Problem description: All of the lines below are to be printed again exactly; images are excluded from the output.

Dataset excerpt:
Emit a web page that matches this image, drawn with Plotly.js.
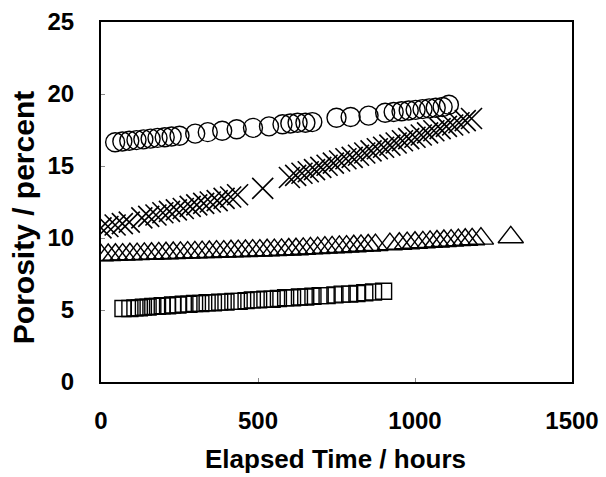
<!DOCTYPE html>
<html>
<head>
<meta charset="utf-8">
<script src="https://cdn.plot.ly/plotly-3.0.1.min.js"></script>
<style>html,body{margin:0;padding:0;background:#fff;}#chart{width:606px;height:477px;}</style>
</head>
<body>
<div id="chart"></div>
<script>
// Circles series
const circleHours = [45, 68, 90, 113, 135, 158, 180, 203, 225, 250, 300, 340, 386, 432, 484, 535, 578, 603, 626, 651, 673, 750, 795, 852, 905, 932, 957, 980, 1002, 1024, 1045, 1066, 1088, 1108];
const circlePorosity = [16.65, 16.7, 16.75, 16.8, 16.85, 16.9, 16.95, 17.0, 17.05, 17.1, 17.25, 17.35, 17.45, 17.55, 17.65, 17.75, 17.9, 17.95, 18.0, 18.0, 18.05, 18.35, 18.4, 18.5, 18.7, 18.75, 18.8, 18.85, 18.9, 18.95, 19.0, 19.05, 19.1, 19.25];

// Crosses series
const crossHours = [0, 22, 45, 68, 90, 130, 152, 175, 197, 218, 240, 262, 284, 305, 327, 348, 370, 392, 413, 435, 515,
  600, 620, 640, 660, 680, 700, 720, 740, 760, 780, 800, 820, 840, 860, 880, 900, 920, 940, 960, 980, 1000, 1020, 1040, 1060, 1080, 1100, 1120, 1140, 1160, 1180];
const crossPorosity = [10.7, 10.8, 10.9, 11.0, 11.1, 11.4, 11.5, 11.6, 11.75, 11.85, 11.95, 12.05, 12.2, 12.3, 12.4, 12.5, 12.6, 12.75, 12.85, 13.0, 13.45,
  14.2, 14.35, 14.5, 14.6, 14.75, 14.9, 15.05, 15.2, 15.35, 15.5, 15.6, 15.75, 15.9, 16.05, 16.2, 16.3, 16.45, 16.6, 16.75, 16.9, 17.0, 17.15, 17.3, 17.45, 17.6, 17.75, 17.85, 18.0, 18.15, 18.3];

// Triangles series
const triangleHours = [0, 23, 46, 69, 92, 115, 138, 161, 184, 207, 230, 253, 276, 299, 322, 345, 368, 391, 414, 437, 460, 483, 506, 529, 552, 575, 598, 621, 644, 667, 690, 713, 736, 759, 782, 805, 828, 851, 874, 920, 950, 975, 1000, 1025, 1048, 1070, 1092, 1115, 1138, 1160, 1182, 1210, 1305];
const trianglePorosity = [8.8, 8.82, 8.84, 8.85, 8.87, 8.88, 8.9, 8.91, 8.93, 8.94, 8.96, 8.97, 8.99, 9.0, 9.02, 9.03, 9.05, 9.06, 9.08, 9.09, 9.1, 9.12, 9.13, 9.15, 9.16, 9.18, 9.2, 9.22, 9.25, 9.28, 9.3, 9.33, 9.35, 9.38, 9.4, 9.43, 9.46, 9.48, 9.51, 9.57, 9.6, 9.64, 9.67, 9.7, 9.73, 9.76, 9.79, 9.82, 9.85, 9.88, 9.91, 9.96, 10.05];

// Squares series
const squareHours = [70, 92, 108, 122, 135, 150, 165, 180, 195, 212, 228, 245, 262, 280, 298, 318, 338, 358, 378, 398, 420, 440, 462, 482, 502, 522, 545, 565, 588, 610, 632, 652, 675, 698, 720, 745, 768, 792, 815, 840, 868, 900];
const squarePorosity = [5.1, 5.1, 5.15, 5.15, 5.2, 5.2, 5.25, 5.25, 5.3, 5.3, 5.35, 5.35, 5.4, 5.4, 5.45, 5.45, 5.5, 5.5, 5.55, 5.55, 5.6, 5.6, 5.65, 5.7, 5.7, 5.75, 5.75, 5.8, 5.85, 5.85, 5.9, 5.9, 5.95, 6.0, 6.0, 6.05, 6.1, 6.1, 6.15, 6.2, 6.25, 6.3];

const xTicks = [0, 500, 1000, 1500];
const yTicks = [0, 5, 10, 15, 20, 25];
const xTitle = 'Elapsed Time / hours';
const yTitle = 'Porosity / percent';

const lineBlack = {color: '#000', width: 1.4};
const traces = [
  {x: circleHours, y: circlePorosity, type: 'scatter', mode: 'markers',
   marker: {symbol: 'circle-open', size: 19, color: '#000', line: lineBlack}},
  {x: crossHours, y: crossPorosity, type: 'scatter', mode: 'markers',
   marker: {symbol: 'x-thin-open', size: 21, color: '#000', line: {color: '#000', width: 1.6}}},
  {x: triangleHours, y: trianglePorosity, type: 'scatter', mode: 'markers',
   marker: {symbol: 'triangle-up-open', size: 22, color: '#000', line: lineBlack}},
  {x: squareHours, y: squarePorosity, type: 'scatter', mode: 'markers',
   marker: {symbol: 'square-open', size: 16, color: '#000', line: lineBlack}}
];

const fontFam = 'Arial, "Liberation Sans", sans-serif';
const layout = {
  width: 606, height: 477,
  margin: {l: 101, r: 34, t: 22, b: 95, pad: 0},
  paper_bgcolor: '#fff', plot_bgcolor: '#fff',
  showlegend: false,
  font: {family: fontFam, color: '#000'},
  xaxis: {
    range: [0, 1500], tickvals: xTicks, ticktext: xTicks.map(String),
    showgrid: false, zeroline: false,
    showline: true, mirror: true, linecolor: '#000', linewidth: 2,
    ticks: 'inside', ticklen: 4, tickcolor: '#888', tickwidth: 1,
    ticklabelstandoff: 16,
    tickfont: {family: fontFam, size: 24, color: '#000', weight: 'bold'}
  },
  yaxis: {
    range: [0, 25], tickvals: yTicks, ticktext: yTicks.map(String),
    showgrid: false, zeroline: false,
    showline: true, mirror: true, linecolor: '#000', linewidth: 2,
    ticks: 'inside', ticklen: 4, tickcolor: '#888', tickwidth: 1,
    ticklabelstandoff: 20,
    tickfont: {family: fontFam, size: 24, color: '#000', weight: 'bold'}
  },
  annotations: [{
    text: '<b>' + yTitle + '</b>', textangle: -90, showarrow: false,
    xref: 'paper', yref: 'paper', x: -0.1656, y: 0.455,
    xanchor: 'center', yanchor: 'middle',
    font: {family: fontFam, size: 30, color: '#000'}
  }, {
    text: '<b>' + xTitle + '</b>', showarrow: false,
    xref: 'paper', yref: 'paper', x: 0.497, y: -0.215,
    xanchor: 'center', yanchor: 'middle',
    font: {family: fontFam, size: 26, color: '#000'}
  }]
};

Plotly.newPlot('chart', traces, layout, {staticPlot: true, displayModeBar: false});
</script>
</body>
</html>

Completed task:
Emit a web page that matches this image, drawn with Plotly.js.
<!DOCTYPE html>
<html>
<head>
<meta charset="utf-8">
<script src="https://cdn.plot.ly/plotly-3.0.1.min.js"></script>
<style>html,body{margin:0;padding:0;background:#fff;}#chart{width:606px;height:477px;}</style>
</head>
<body>
<div id="chart"></div>
<script>
// Circles series
const circleHours = [45, 68, 90, 113, 135, 158, 180, 203, 225, 250, 300, 340, 386, 432, 484, 535, 578, 603, 626, 651, 673, 750, 795, 852, 905, 932, 957, 980, 1002, 1024, 1045, 1066, 1088, 1108];
const circlePorosity = [16.65, 16.7, 16.75, 16.8, 16.85, 16.9, 16.95, 17.0, 17.05, 17.1, 17.25, 17.35, 17.45, 17.55, 17.65, 17.75, 17.9, 17.95, 18.0, 18.0, 18.05, 18.35, 18.4, 18.5, 18.7, 18.75, 18.8, 18.85, 18.9, 18.95, 19.0, 19.05, 19.1, 19.25];

// Crosses series
const crossHours = [0, 22, 45, 68, 90, 130, 152, 175, 197, 218, 240, 262, 284, 305, 327, 348, 370, 392, 413, 435, 515,
  600, 620, 640, 660, 680, 700, 720, 740, 760, 780, 800, 820, 840, 860, 880, 900, 920, 940, 960, 980, 1000, 1020, 1040, 1060, 1080, 1100, 1120, 1140, 1160, 1180];
const crossPorosity = [10.7, 10.8, 10.9, 11.0, 11.1, 11.4, 11.5, 11.6, 11.75, 11.85, 11.95, 12.05, 12.2, 12.3, 12.4, 12.5, 12.6, 12.75, 12.85, 13.0, 13.45,
  14.2, 14.35, 14.5, 14.6, 14.75, 14.9, 15.05, 15.2, 15.35, 15.5, 15.6, 15.75, 15.9, 16.05, 16.2, 16.3, 16.45, 16.6, 16.75, 16.9, 17.0, 17.15, 17.3, 17.45, 17.6, 17.75, 17.85, 18.0, 18.15, 18.3];

// Triangles series
const triangleHours = [0, 23, 46, 69, 92, 115, 138, 161, 184, 207, 230, 253, 276, 299, 322, 345, 368, 391, 414, 437, 460, 483, 506, 529, 552, 575, 598, 621, 644, 667, 690, 713, 736, 759, 782, 805, 828, 851, 874, 920, 950, 975, 1000, 1025, 1048, 1070, 1092, 1115, 1138, 1160, 1182, 1210, 1305];
const trianglePorosity = [8.8, 8.82, 8.84, 8.85, 8.87, 8.88, 8.9, 8.91, 8.93, 8.94, 8.96, 8.97, 8.99, 9.0, 9.02, 9.03, 9.05, 9.06, 9.08, 9.09, 9.1, 9.12, 9.13, 9.15, 9.16, 9.18, 9.2, 9.22, 9.25, 9.28, 9.3, 9.33, 9.35, 9.38, 9.4, 9.43, 9.46, 9.48, 9.51, 9.57, 9.6, 9.64, 9.67, 9.7, 9.73, 9.76, 9.79, 9.82, 9.85, 9.88, 9.91, 9.96, 10.05];

// Squares series
const squareHours = [70, 92, 108, 122, 135, 150, 165, 180, 195, 212, 228, 245, 262, 280, 298, 318, 338, 358, 378, 398, 420, 440, 462, 482, 502, 522, 545, 565, 588, 610, 632, 652, 675, 698, 720, 745, 768, 792, 815, 840, 868, 900];
const squarePorosity = [5.1, 5.1, 5.15, 5.15, 5.2, 5.2, 5.25, 5.25, 5.3, 5.3, 5.35, 5.35, 5.4, 5.4, 5.45, 5.45, 5.5, 5.5, 5.55, 5.55, 5.6, 5.6, 5.65, 5.7, 5.7, 5.75, 5.75, 5.8, 5.85, 5.85, 5.9, 5.9, 5.95, 6.0, 6.0, 6.05, 6.1, 6.1, 6.15, 6.2, 6.25, 6.3];

const xTicks = [0, 500, 1000, 1500];
const yTicks = [0, 5, 10, 15, 20, 25];
const xTitle = 'Elapsed Time / hours';
const yTitle = 'Porosity / percent';

const lineBlack = {color: '#000', width: 1.4};
const traces = [
  {x: circleHours, y: circlePorosity, type: 'scatter', mode: 'markers',
   marker: {symbol: 'circle-open', size: 19, color: '#000', line: lineBlack}},
  {x: crossHours, y: crossPorosity, type: 'scatter', mode: 'markers',
   marker: {symbol: 'x-thin-open', size: 21, color: '#000', line: {color: '#000', width: 1.6}}},
  {x: triangleHours, y: trianglePorosity, type: 'scatter', mode: 'markers',
   marker: {symbol: 'triangle-up-open', size: 22, color: '#000', line: lineBlack}},
  {x: squareHours, y: squarePorosity, type: 'scatter', mode: 'markers',
   marker: {symbol: 'square-open', size: 16, color: '#000', line: lineBlack}}
];

const fontFam = 'Arial, "Liberation Sans", sans-serif';
const layout = {
  width: 606, height: 477,
  margin: {l: 101, r: 34, t: 22, b: 95, pad: 0},
  paper_bgcolor: '#fff', plot_bgcolor: '#fff',
  showlegend: false,
  font: {family: fontFam, color: '#000'},
  xaxis: {
    range: [0, 1500], tickvals: xTicks, ticktext: xTicks.map(String),
    showgrid: false, zeroline: false,
    showline: true, mirror: true, linecolor: '#000', linewidth: 2,
    ticks: 'inside', ticklen: 4, tickcolor: '#888', tickwidth: 1,
    ticklabelstandoff: 16,
    tickfont: {family: fontFam, size: 24, color: '#000', weight: 'bold'}
  },
  yaxis: {
    range: [0, 25], tickvals: yTicks, ticktext: yTicks.map(String),
    showgrid: false, zeroline: false,
    showline: true, mirror: true, linecolor: '#000', linewidth: 2,
    ticks: 'inside', ticklen: 4, tickcolor: '#888', tickwidth: 1,
    ticklabelstandoff: 20,
    tickfont: {family: fontFam, size: 24, color: '#000', weight: 'bold'}
  },
  annotations: [{
    text: '<b>' + yTitle + '</b>', textangle: -90, showarrow: false,
    xref: 'paper', yref: 'paper', x: -0.1656, y: 0.455,
    xanchor: 'center', yanchor: 'middle',
    font: {family: fontFam, size: 30, color: '#000'}
  }, {
    text: '<b>' + xTitle + '</b>', showarrow: false,
    xref: 'paper', yref: 'paper', x: 0.497, y: -0.215,
    xanchor: 'center', yanchor: 'middle',
    font: {family: fontFam, size: 26, color: '#000'}
  }]
};

Plotly.newPlot('chart', traces, layout, {staticPlot: true, displayModeBar: false});
</script>
</body>
</html>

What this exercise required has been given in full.